→ **Exercise objective**: Pull every line holding the string "with" from the records below.

→ **Input data**:
•••

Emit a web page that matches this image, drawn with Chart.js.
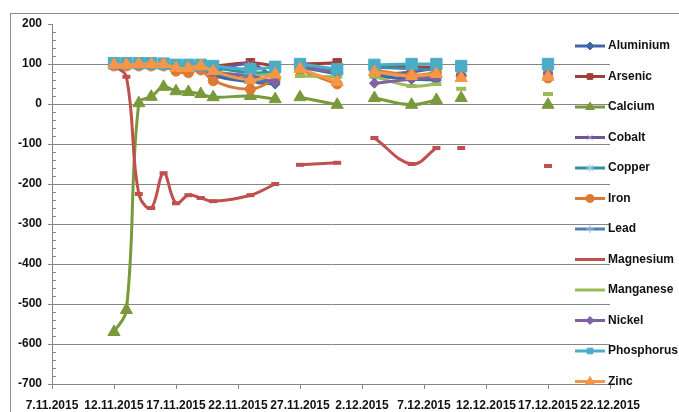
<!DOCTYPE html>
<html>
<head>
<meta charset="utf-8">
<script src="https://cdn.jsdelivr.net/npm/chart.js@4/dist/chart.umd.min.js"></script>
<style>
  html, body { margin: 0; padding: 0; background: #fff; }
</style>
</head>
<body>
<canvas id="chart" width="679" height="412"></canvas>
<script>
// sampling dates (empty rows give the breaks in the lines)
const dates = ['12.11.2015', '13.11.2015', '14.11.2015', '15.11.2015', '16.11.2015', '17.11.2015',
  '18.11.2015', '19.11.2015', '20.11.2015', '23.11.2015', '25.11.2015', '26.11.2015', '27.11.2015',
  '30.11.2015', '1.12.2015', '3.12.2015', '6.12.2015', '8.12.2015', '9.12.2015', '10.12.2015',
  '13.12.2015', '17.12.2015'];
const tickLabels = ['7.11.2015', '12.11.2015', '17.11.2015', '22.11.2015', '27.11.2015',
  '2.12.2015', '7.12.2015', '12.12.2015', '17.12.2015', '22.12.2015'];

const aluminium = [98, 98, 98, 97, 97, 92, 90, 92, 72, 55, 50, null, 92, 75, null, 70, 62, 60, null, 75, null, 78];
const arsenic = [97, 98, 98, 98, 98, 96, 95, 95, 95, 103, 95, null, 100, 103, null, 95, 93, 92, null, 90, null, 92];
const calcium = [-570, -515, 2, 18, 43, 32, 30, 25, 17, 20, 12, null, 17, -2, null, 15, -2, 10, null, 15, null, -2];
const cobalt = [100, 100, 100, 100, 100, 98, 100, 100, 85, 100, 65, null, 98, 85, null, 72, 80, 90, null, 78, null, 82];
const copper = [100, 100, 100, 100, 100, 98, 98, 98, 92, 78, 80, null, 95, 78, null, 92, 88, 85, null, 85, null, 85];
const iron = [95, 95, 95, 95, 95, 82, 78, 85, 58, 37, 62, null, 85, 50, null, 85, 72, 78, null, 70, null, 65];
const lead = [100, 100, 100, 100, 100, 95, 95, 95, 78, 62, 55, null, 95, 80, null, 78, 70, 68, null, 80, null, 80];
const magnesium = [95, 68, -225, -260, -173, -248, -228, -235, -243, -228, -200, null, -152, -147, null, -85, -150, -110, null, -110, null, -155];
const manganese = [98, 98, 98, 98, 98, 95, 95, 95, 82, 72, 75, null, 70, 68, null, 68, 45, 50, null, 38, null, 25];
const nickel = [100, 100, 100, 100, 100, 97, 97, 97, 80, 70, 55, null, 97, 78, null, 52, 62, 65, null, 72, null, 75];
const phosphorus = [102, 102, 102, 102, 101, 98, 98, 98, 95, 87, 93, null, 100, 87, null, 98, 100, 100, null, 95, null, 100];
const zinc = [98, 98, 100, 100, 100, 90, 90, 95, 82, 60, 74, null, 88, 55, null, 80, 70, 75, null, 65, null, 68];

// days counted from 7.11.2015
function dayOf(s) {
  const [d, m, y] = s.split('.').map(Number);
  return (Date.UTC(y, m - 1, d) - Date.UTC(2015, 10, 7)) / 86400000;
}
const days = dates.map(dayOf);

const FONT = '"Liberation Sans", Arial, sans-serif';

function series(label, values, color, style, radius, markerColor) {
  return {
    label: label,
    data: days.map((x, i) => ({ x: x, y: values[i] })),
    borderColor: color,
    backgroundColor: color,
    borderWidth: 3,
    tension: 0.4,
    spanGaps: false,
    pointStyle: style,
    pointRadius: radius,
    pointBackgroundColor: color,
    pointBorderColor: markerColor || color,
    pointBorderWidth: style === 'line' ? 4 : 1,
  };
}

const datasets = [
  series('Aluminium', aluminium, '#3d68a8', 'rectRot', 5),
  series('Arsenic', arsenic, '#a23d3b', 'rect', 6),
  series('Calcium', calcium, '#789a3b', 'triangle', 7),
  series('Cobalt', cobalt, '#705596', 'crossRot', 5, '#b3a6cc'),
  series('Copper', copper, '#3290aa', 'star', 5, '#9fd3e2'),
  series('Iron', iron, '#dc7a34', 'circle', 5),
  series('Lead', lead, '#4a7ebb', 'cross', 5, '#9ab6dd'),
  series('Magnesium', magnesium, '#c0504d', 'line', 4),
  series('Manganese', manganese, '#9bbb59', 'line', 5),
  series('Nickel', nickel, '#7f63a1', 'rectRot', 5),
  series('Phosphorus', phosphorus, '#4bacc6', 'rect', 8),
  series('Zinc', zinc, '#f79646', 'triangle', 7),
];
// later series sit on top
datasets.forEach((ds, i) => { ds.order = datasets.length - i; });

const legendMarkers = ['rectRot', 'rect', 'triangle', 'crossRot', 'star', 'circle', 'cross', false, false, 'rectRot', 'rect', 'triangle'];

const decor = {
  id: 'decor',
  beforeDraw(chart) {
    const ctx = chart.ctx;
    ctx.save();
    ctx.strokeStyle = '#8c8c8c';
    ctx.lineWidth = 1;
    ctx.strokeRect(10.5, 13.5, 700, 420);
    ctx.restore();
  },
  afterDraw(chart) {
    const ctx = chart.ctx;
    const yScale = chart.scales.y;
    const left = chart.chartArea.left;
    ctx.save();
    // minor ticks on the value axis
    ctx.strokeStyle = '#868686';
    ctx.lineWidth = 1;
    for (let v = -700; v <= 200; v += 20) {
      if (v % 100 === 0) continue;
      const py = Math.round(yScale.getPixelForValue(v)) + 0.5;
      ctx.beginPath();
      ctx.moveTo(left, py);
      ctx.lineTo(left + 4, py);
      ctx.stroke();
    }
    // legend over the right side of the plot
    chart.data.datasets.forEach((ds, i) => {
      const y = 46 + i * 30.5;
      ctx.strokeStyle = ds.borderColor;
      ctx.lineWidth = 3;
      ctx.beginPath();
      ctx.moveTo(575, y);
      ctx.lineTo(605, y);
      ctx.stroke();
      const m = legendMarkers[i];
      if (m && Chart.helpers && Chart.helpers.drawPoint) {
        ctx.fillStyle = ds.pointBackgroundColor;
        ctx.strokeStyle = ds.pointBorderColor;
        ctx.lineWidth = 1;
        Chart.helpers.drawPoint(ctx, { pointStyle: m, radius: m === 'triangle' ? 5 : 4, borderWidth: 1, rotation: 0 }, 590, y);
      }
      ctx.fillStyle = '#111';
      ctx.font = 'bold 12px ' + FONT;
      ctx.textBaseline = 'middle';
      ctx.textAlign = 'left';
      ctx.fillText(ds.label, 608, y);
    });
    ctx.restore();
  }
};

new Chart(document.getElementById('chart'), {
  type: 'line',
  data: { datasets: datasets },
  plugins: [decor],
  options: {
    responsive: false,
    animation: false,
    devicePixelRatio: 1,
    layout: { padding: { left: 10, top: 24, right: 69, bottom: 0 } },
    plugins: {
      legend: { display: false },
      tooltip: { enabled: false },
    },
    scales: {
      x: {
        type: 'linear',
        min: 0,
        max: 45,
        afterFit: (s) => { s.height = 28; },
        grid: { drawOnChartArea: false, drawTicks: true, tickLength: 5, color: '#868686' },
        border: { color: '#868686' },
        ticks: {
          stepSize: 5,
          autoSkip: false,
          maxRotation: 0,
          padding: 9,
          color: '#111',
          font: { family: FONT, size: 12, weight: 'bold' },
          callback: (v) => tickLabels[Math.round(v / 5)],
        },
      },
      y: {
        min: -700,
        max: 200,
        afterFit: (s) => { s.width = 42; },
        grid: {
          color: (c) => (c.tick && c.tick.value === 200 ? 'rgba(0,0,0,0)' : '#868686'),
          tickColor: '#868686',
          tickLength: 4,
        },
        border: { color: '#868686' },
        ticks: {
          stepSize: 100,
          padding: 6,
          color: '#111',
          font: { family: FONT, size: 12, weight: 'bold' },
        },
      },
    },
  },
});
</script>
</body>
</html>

•••

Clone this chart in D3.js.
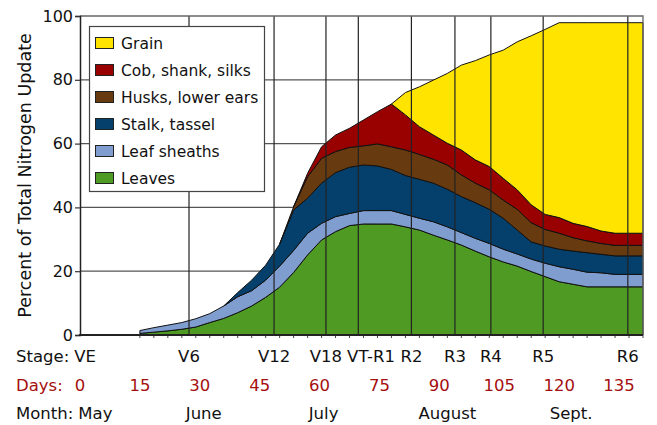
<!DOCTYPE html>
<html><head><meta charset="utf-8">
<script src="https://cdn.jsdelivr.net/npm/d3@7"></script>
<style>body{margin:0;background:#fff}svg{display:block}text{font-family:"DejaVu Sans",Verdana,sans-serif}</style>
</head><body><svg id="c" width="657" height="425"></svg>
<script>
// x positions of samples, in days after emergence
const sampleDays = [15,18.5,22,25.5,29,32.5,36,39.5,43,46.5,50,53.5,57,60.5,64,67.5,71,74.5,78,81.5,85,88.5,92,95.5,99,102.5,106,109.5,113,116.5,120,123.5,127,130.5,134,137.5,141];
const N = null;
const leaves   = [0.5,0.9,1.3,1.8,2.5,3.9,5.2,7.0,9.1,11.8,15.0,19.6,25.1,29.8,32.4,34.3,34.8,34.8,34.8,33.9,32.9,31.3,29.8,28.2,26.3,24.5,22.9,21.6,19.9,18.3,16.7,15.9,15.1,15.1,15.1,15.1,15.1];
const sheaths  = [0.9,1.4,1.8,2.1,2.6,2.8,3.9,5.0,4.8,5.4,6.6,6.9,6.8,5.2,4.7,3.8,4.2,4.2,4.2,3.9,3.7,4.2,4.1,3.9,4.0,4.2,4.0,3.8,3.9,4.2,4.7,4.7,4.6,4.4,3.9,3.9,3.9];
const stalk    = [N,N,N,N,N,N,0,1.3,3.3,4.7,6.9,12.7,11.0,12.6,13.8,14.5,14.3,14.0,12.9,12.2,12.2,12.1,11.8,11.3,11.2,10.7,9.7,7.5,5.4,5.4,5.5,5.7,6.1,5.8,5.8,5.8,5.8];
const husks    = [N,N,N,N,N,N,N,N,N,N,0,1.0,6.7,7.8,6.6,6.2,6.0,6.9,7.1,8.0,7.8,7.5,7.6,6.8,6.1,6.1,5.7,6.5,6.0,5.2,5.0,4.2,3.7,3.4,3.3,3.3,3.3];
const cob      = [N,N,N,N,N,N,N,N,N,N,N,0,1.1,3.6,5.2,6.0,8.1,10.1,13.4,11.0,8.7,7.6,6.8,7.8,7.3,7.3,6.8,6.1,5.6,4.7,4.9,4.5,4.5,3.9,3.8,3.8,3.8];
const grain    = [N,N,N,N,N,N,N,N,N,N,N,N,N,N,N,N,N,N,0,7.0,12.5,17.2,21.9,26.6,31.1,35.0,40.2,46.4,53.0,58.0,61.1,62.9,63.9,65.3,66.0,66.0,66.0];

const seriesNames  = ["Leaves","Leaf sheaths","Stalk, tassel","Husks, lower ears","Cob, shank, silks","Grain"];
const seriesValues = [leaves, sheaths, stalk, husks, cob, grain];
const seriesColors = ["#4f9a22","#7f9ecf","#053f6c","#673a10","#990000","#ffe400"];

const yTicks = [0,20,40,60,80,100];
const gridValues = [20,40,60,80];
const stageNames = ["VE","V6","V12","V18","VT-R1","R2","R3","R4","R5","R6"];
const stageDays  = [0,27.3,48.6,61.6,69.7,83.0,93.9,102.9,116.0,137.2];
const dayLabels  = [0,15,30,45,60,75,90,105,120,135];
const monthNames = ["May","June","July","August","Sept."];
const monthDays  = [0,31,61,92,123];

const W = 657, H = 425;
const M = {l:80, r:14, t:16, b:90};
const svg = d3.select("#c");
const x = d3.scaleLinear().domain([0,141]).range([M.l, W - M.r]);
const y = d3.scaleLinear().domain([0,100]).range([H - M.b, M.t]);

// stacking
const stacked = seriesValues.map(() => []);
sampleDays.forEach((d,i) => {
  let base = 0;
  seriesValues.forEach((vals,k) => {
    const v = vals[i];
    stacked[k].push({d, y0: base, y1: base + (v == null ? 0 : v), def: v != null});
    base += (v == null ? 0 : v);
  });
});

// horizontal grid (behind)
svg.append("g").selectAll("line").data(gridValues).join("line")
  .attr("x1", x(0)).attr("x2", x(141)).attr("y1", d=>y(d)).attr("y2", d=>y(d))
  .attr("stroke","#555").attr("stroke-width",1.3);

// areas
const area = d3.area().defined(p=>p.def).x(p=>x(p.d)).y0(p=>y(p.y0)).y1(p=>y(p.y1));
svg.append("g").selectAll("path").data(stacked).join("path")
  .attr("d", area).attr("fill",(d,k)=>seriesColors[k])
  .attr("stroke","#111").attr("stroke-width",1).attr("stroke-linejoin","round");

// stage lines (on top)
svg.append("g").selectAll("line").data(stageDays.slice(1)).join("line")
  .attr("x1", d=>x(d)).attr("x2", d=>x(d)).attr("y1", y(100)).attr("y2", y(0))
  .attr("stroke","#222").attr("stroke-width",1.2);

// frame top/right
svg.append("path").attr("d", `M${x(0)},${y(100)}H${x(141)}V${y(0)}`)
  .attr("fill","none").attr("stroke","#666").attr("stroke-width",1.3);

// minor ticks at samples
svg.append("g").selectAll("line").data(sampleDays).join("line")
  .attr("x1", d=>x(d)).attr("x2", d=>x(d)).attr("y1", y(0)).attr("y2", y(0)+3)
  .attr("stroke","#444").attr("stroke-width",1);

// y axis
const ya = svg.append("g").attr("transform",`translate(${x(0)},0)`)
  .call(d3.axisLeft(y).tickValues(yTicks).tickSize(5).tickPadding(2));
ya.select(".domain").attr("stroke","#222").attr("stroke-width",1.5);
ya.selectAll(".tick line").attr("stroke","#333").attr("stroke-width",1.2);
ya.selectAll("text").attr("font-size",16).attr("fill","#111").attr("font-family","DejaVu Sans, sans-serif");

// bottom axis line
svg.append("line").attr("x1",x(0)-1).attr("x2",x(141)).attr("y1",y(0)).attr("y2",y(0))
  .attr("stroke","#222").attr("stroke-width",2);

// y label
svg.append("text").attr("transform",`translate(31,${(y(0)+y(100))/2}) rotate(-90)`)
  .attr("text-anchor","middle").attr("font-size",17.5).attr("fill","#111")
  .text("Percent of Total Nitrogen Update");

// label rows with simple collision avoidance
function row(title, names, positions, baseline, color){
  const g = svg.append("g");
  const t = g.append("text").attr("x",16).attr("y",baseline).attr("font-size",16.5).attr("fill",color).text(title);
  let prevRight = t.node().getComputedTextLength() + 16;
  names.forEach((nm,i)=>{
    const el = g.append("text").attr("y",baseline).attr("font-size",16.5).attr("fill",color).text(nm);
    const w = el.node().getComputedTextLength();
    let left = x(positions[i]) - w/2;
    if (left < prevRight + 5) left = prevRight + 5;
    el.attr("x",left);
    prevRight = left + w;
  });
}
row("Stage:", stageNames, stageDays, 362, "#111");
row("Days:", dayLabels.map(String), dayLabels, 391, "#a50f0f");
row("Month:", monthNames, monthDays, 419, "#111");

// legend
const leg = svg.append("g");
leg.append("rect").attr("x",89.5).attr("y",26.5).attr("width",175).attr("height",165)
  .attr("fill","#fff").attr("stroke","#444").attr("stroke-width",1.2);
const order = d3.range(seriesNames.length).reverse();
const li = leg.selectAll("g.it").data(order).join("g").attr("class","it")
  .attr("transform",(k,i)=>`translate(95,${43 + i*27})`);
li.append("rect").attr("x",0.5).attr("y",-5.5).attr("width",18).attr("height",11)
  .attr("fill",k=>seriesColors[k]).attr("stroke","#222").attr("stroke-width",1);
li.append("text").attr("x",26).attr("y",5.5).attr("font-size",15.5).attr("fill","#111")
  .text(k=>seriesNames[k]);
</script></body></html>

•••

→ **Full output**:
Emit a web page that matches this image, drawn with Chart.js.
// label rows with simple collision avoidance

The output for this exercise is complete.